Below is a listing. Gather each line of it that contains "this".

PROVIDED DATA:
▬▬▬▬▬▬▬▬▬▬

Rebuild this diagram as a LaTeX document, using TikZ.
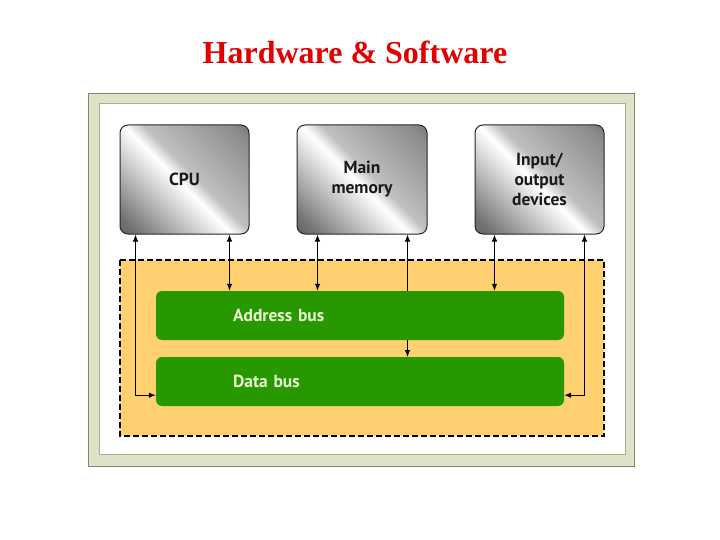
\documentclass[tikz,border=0pt]{standalone}
\usepackage{fontspec}
\setmainfont{Liberation Serif}
\newfontfamily\boxfont{PT Sans}
\usetikzlibrary{arrows.meta,calc}
\definecolor{framefill}{RGB}{221,227,199}
\definecolor{frameline}{RGB}{130,136,118}
\definecolor{busfill}{RGB}{40,152,0}
\definecolor{regionfill}{RGB}{255,208,112}
\definecolor{bustext}{RGB}{232,246,210}
\definecolor{titlered}{RGB}{225,0,0}
\pgfdeclareverticalshading{metal}{100bp}{color(0bp)=(black!75); color(20bp)=(black!55); color(48bp)=(white); color(54bp)=(black!25); color(80bp)=(black!45); color(100bp)=(black!75)}
\tikzset{
  unitbox/.style={draw=black!85, line width=1pt, rounded corners=8pt, shading=metal, shading angle=-45,
    minimum width=129pt, minimum height=109pt, font=\boxfont\bfseries\fontsize{17.5}{20}\selectfont,
    text=black!90, align=center, inner sep=0pt},
  busbox/.style={fill=busfill, draw=none, rounded corners=6pt, minimum height=49pt,
    text width=254pt, inner xsep=77pt, inner ysep=0pt, align=left,
    font=\boxfont\bfseries\fontsize{17.5}{20}\selectfont, text=bustext},
  link/.style={line width=1pt, {Latex[length=7pt,width=5.5pt]}-{Latex[length=7pt,width=5.5pt]}},
}
\begin{document}
\begin{tikzpicture}[x=1pt,y=-1pt]
\useasboundingbox (0,0) rectangle (720,540);
\node[font=\bfseries\fontsize{32}{36}\selectfont, text=titlered] (title) at (355,52) {Hardware \& Software};
\draw[fill=framefill, draw=frameline, line width=1pt] (88,94) rectangle (634,466);
\draw[fill=white, draw=frameline!70, line width=1pt] (99,104) rectangle (625,454);
\draw[fill=regionfill, draw=black, line width=2pt, dash pattern=on 6pt off 3pt] (120,260) rectangle (604,436);
\node[unitbox] (cpu) at (184.5,179.5) {CPU};
\node[unitbox, minimum width=130pt] (mem) at (362,179.5) {Main\\memory};
\node[unitbox] (io) at (539.5,179.5) {Input/\\output\\devices};
% long connector behind the address bus
\draw[link] ($(mem.south east)+(-20,0)$) coordinate (m2) -- (m2 |- 0,357) coordinate (m2e);
\node[busbox] (addr) at (360,315.5) {Address bus};
\node[busbox] (data) at (360,381.5) {Data bus};
\draw[link] ($(cpu.south west)+(16,0)$) |- ($(data.south west)+(0,-11)$);
\draw[link] ($(cpu.south east)+(-20,0)$) coordinate (c2) -- (c2 |- addr.north);
\draw[link] ($(mem.south west)+(21,0)$) coordinate (m1) -- (m1 |- addr.north);
\draw[link] ($(io.south west)+(20,0)$) coordinate (i1) -- (i1 |- addr.north);
\draw[link] ($(io.south east)+(-20,0)$) |- ($(data.south east)+(0,-11)$);
\end{tikzpicture}
\end{document}
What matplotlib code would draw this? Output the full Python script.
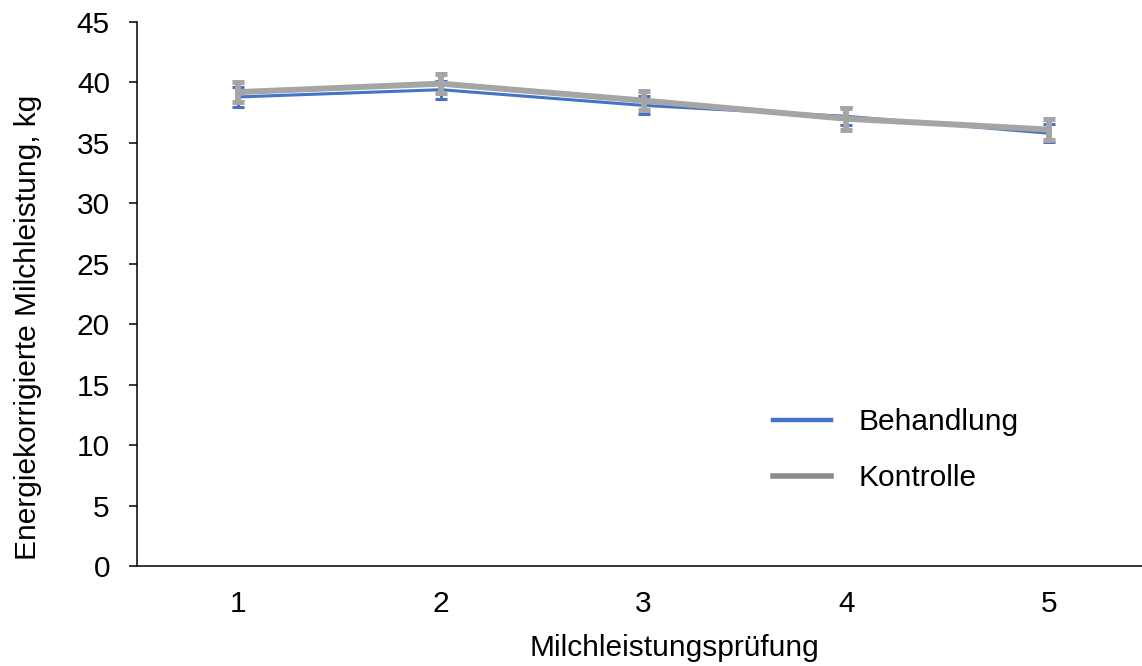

▬▬▬▬▬▬▬▬▬▬

THE REPLY:
Rebuild this diagram as a LaTeX document, using TikZ.
What matplotlib code would draw this? Output the full Python script.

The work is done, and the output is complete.